Functional Order: Fi-Ne-Si-Te

The new Mrs. de Winter prioritizes her love for her husband above all, and tries in every way to please him. She cares about him far more than her relationship with others, and has no problem lying to her employer while seeing him in Monte Carlo. She finds it hard to hide her feelings for him and fails to notice that everyone in the hotel is talking about it, because she’s absorbed in her own feelings toward him and in the romanticism of being courted and loved. Though initially put off and intimidated by Mrs. Danvers, when the woman confesses to her that she hoped for a deep relationship with Maxim’s new wife, she falls for it, and allows her into her heart (temporarily, until she realizes it’s a trick).
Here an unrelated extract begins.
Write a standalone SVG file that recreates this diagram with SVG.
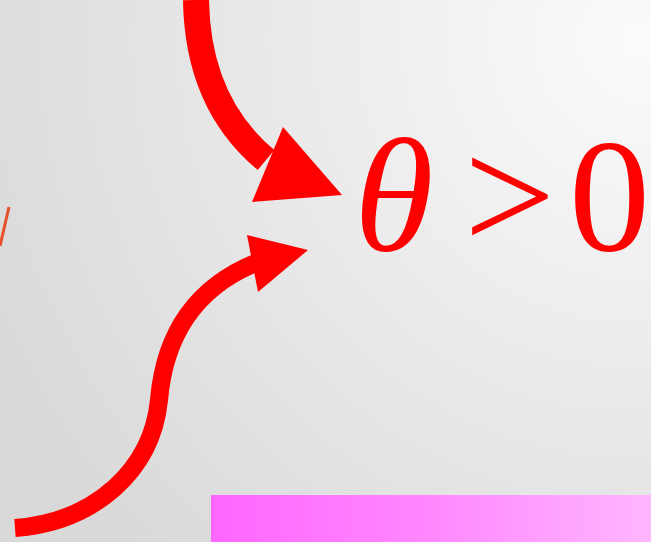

She is a naïve dreamer from the start, taking great pleasure in her little romance and innocently blundering through life in an idealized state, not realizing the significance of things until it is too late. Given new information, however, she can quickly reach intuitive leaps—when Maxim has such a strong reaction to her gown for the ball and demands she change, and then the maid tells her Mrs. Danvers was behind it, she instantly realizes that Rebecca must have chosen the same costume for the ball before she died. She figures out Rebecca’s true reasons for inviting her husband’s wrath, to avoid a painful prolonged death of cancer. She has no interest in the boring details of life or in running a house, instead wanting to live constantly on the move, from house to house, staying in little hotels on a whim (Maxim reminds her that isn’t “real life”). As she immerses herself more and more into the house, she starts to encounter the threat of memories that are not her own, and self-compares to Rebecca and feels inferior to the woman’s superior skill at everything. She exhibits inferior Te anxiety about planning the party down to the smallest detail and having it all go smoothly, and also can be blunt and forceful under stress, such as when she charges into Mrs. Danvers’ room to fire her and insists this is “my” decision and not that of my husband.

Enneagram:  9w1 sx/so

Mrs. de Winter is excessively compliant, meekly attempting to please her employer, fearing conflict and criticism over dating Maxim and hiding it through lies and evasion. She doesn’t want to tell her about their engagement, but hopes instead to just sneak away, to avoid any particular upset. Mrs. Danvers easily intimidates her through her brisk manner and icy demands. Maxim, however, has her cowed to a terrible degree – one loss of his temper and she crumples, over-apologizes, and fails to assert herself. She confronts Mrs. Danvers twice in anger, only to quickly apologize and attempt to make nice before she realizes how insidious the woman truly is. She’s so inclined to merge into her environment, she becomes intimidated by the house and its memories of Rebecca, and even at one point considers jumping out a window at the encouragement of the housekeeper. But as the story goes on, she finds her own agency, learns to separate herself from others, and does things for herself, proactively rather than reactively, starting with throwing the ball and ending with protecting her husband from harm.